◆ The exercise ◆
Restate each line word for word. Leave out every picture.
### Data segment ###
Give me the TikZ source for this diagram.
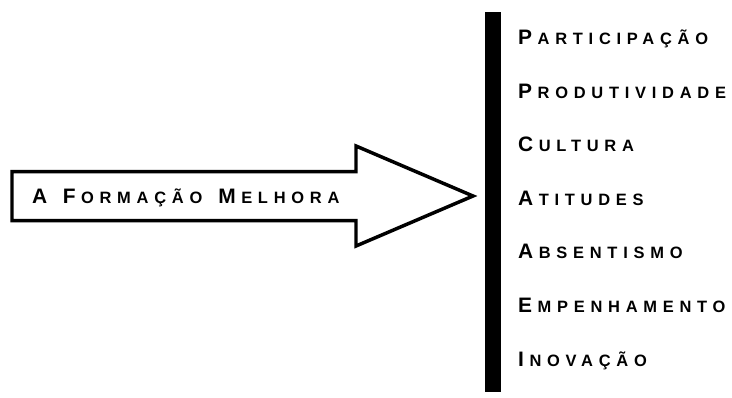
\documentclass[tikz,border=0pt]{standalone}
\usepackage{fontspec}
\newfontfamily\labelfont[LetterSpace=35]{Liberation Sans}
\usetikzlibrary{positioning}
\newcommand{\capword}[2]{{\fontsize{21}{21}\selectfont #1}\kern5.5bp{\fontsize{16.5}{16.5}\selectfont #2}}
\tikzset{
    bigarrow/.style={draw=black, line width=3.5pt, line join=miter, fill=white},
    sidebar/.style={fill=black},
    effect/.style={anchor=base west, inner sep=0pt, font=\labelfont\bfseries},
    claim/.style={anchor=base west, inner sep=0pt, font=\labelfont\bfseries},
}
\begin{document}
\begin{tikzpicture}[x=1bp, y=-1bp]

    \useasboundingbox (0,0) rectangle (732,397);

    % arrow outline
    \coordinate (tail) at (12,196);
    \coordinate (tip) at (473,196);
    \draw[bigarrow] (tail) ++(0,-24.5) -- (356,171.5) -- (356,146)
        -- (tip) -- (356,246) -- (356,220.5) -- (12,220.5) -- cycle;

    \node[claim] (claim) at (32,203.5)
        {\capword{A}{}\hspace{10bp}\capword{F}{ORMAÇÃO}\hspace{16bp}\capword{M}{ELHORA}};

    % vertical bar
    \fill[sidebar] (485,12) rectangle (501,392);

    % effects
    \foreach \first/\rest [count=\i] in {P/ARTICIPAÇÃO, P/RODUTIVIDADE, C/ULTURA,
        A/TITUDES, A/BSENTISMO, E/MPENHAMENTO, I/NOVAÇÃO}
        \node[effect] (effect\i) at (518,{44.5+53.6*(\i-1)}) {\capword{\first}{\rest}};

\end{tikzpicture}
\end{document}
###
◆ Exercise solution ◆
Give me the TikZ source for this diagram.
\documentclass[tikz,border=0pt]{standalone}
\usepackage{fontspec}
\newfontfamily\labelfont[LetterSpace=35]{Liberation Sans}
\usetikzlibrary{positioning}
\newcommand{\capword}[2]{{\fontsize{21}{21}\selectfont #1}\kern5.5bp{\fontsize{16.5}{16.5}\selectfont #2}}
\tikzset{
    bigarrow/.style={draw=black, line width=3.5pt, line join=miter, fill=white},
    sidebar/.style={fill=black},
    effect/.style={anchor=base west, inner sep=0pt, font=\labelfont\bfseries},
    claim/.style={anchor=base west, inner sep=0pt, font=\labelfont\bfseries},
}
\begin{document}
\begin{tikzpicture}[x=1bp, y=-1bp]

    \useasboundingbox (0,0) rectangle (732,397);

    % arrow outline
    \coordinate (tail) at (12,196);
    \coordinate (tip) at (473,196);
    \draw[bigarrow] (tail) ++(0,-24.5) -- (356,171.5) -- (356,146)
        -- (tip) -- (356,246) -- (356,220.5) -- (12,220.5) -- cycle;

    \node[claim] (claim) at (32,203.5)
        {\capword{A}{}\hspace{10bp}\capword{F}{ORMAÇÃO}\hspace{16bp}\capword{M}{ELHORA}};

    % vertical bar
    \fill[sidebar] (485,12) rectangle (501,392);

    % effects
    \foreach \first/\rest [count=\i] in {P/ARTICIPAÇÃO, P/RODUTIVIDADE, C/ULTURA,
        A/TITUDES, A/BSENTISMO, E/MPENHAMENTO, I/NOVAÇÃO}
        \node[effect] (effect\i) at (518,{44.5+53.6*(\i-1)}) {\capword{\first}{\rest}};

\end{tikzpicture}
\end{document}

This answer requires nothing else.